André Thouin (10 February 1747 – 24 October 1824) was a French botanist.

Thouin studied botany under Bernard de Jussieu, and in 1793 attained the chair of horticulture at the Muséum national d'histoire naturelle in Paris. He was a good friend of U.S. President Thomas Jefferson, and the godfather of Jean Baptiste Lamarck's son Andre.

He is remembered for contributions made in the field of agronomy, including scientific studies that involved improved grafting techniques and seed selection. He played an important role in the reshaping of Natural History in France during the revolution. He was sent by Napoleon to confiscate natural history specimens from museums and collections in the countries that Napoleon had conquered. He was a pioneer conservationist, stressing the importance of replacing woodlands to compensate for their destruction due to human encroachment.

The plant genre, Thouinia (family Sapindaceae, 1804) from Central and South America, and Thouinidium (family Sapindaceae, 1878) from Mexico and Central America, are both named after him.

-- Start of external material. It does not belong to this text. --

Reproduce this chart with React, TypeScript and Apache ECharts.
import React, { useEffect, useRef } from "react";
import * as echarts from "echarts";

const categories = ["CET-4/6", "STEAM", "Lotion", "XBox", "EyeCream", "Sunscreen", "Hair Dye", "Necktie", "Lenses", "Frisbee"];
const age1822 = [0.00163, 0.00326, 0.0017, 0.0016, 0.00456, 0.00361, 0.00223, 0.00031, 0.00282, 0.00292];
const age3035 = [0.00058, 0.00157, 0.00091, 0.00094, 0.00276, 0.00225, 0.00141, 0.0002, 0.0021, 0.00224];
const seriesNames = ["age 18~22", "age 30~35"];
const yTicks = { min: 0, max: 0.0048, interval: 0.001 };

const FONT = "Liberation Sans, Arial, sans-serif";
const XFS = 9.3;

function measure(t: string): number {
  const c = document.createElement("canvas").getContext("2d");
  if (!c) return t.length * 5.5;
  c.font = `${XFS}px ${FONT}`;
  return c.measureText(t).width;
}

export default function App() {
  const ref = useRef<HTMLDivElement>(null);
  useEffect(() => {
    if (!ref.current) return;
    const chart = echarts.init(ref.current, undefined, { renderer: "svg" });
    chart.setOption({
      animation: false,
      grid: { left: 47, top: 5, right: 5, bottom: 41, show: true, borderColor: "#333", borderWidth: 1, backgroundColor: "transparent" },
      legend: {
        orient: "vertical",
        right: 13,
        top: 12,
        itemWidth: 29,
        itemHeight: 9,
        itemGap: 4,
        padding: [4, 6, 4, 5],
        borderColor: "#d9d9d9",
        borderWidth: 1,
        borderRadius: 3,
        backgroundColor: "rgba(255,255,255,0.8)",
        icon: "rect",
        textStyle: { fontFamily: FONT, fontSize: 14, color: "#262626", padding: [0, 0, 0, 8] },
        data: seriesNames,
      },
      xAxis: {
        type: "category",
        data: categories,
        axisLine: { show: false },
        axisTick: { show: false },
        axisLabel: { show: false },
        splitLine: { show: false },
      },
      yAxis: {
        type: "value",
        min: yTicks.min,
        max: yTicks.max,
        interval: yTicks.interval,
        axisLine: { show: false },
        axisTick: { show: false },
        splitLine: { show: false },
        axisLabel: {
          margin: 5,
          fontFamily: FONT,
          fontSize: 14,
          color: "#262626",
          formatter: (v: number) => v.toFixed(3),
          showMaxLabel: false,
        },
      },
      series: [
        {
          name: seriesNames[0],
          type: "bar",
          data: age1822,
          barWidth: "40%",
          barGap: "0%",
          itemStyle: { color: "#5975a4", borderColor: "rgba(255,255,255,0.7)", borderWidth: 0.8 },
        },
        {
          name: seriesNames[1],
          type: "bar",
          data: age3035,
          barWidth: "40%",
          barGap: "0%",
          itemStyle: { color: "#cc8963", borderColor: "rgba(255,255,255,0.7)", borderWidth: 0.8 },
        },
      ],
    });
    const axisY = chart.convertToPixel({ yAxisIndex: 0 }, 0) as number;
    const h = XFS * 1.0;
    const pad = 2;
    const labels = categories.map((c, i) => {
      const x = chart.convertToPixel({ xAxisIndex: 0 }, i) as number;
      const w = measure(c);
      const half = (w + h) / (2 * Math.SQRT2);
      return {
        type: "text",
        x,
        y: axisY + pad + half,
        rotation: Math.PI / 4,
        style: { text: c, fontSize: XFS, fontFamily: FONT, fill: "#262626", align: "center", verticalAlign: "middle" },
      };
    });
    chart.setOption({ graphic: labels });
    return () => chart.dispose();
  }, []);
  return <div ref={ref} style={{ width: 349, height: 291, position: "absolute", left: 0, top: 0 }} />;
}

As a taxonomist, he described at least 15 new species. Most have been degraded to synonyms.

Thouin supervised Elisabeth Julienne Pommereul in her work at the Jardin du Roi.

== Selected publications ==
- Description de l'École d'agriculture pratique du Muséum d'histoire naturelle, (1814).
- Manuel d'arboriculture. Manuel illustré de la culture, de la taille et de la greffe des arbres fruitiers.
- Monographie des greffes, ou Description technique des diverses sortes de greffes employées pour la multiplication des végétaux, (1821).
- Traite des arbres forestiers :ou histoire et description des arbres indigenes ou naturalises... /par M. Jaume Saint-Hilaire. Ouvrage precede d'une instruction sur la culture des arbres, (1824).
- Cours de culture et de naturalisation des végétaux, (1827).